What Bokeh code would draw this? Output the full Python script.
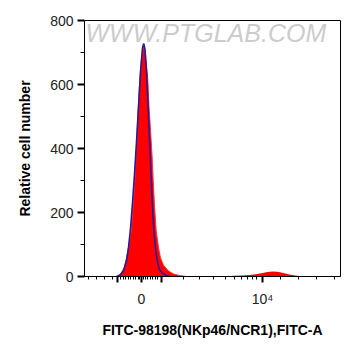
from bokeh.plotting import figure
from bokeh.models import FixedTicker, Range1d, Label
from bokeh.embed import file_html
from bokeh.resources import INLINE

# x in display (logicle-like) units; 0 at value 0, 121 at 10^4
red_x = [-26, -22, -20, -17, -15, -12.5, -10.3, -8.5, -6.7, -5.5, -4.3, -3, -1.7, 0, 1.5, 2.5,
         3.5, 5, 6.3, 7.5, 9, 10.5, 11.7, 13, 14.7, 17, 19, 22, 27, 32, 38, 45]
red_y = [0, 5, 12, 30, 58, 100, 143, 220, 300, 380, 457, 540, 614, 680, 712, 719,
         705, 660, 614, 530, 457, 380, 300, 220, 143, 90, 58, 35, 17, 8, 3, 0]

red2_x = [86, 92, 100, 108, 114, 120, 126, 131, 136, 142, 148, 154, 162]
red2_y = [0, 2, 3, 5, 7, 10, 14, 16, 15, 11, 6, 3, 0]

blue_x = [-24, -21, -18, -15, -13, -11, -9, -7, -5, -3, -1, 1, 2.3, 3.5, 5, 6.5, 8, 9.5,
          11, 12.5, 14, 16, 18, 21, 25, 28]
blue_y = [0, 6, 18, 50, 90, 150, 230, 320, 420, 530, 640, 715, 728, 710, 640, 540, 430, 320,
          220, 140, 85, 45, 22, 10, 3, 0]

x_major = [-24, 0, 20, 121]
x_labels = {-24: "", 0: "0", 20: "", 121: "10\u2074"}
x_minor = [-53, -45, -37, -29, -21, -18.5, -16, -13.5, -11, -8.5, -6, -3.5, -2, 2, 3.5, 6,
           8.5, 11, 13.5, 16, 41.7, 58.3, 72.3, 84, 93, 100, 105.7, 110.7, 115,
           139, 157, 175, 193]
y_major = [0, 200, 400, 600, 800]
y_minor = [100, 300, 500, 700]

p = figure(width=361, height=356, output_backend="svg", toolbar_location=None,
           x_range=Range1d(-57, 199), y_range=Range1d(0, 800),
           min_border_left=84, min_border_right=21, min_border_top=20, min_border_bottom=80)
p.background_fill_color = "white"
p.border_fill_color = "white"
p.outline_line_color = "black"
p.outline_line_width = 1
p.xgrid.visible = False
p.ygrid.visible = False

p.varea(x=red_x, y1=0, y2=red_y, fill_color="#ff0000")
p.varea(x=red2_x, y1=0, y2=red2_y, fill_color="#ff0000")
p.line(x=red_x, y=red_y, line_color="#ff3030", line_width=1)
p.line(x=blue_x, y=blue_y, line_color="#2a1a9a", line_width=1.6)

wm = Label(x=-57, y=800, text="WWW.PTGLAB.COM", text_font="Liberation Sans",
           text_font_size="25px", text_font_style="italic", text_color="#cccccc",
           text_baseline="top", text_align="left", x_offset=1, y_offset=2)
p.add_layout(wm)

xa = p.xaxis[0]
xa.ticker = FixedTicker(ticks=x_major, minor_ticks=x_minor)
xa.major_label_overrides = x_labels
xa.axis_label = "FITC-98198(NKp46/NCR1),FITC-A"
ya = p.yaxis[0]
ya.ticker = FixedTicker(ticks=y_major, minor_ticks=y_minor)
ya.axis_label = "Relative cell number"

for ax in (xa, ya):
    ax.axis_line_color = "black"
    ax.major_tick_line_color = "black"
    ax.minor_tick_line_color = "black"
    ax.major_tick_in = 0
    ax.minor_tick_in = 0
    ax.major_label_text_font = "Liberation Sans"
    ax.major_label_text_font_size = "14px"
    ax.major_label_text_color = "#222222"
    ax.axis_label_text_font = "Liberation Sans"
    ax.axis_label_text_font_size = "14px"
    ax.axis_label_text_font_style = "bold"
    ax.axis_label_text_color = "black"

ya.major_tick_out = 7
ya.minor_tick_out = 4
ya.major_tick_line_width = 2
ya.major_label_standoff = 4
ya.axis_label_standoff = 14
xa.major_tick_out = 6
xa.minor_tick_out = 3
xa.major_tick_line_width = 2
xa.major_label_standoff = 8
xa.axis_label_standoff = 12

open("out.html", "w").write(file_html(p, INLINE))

PROBLEM: Write out exactly the opening lines of the data, stopping after the line that holds "from bokeh.resources import INLINE". Exclude pictures.

COMPLETED TASK:
What Bokeh code would draw this? Output the full Python script.
from bokeh.plotting import figure
from bokeh.models import FixedTicker, Range1d, Label
from bokeh.embed import file_html
from bokeh.resources import INLINE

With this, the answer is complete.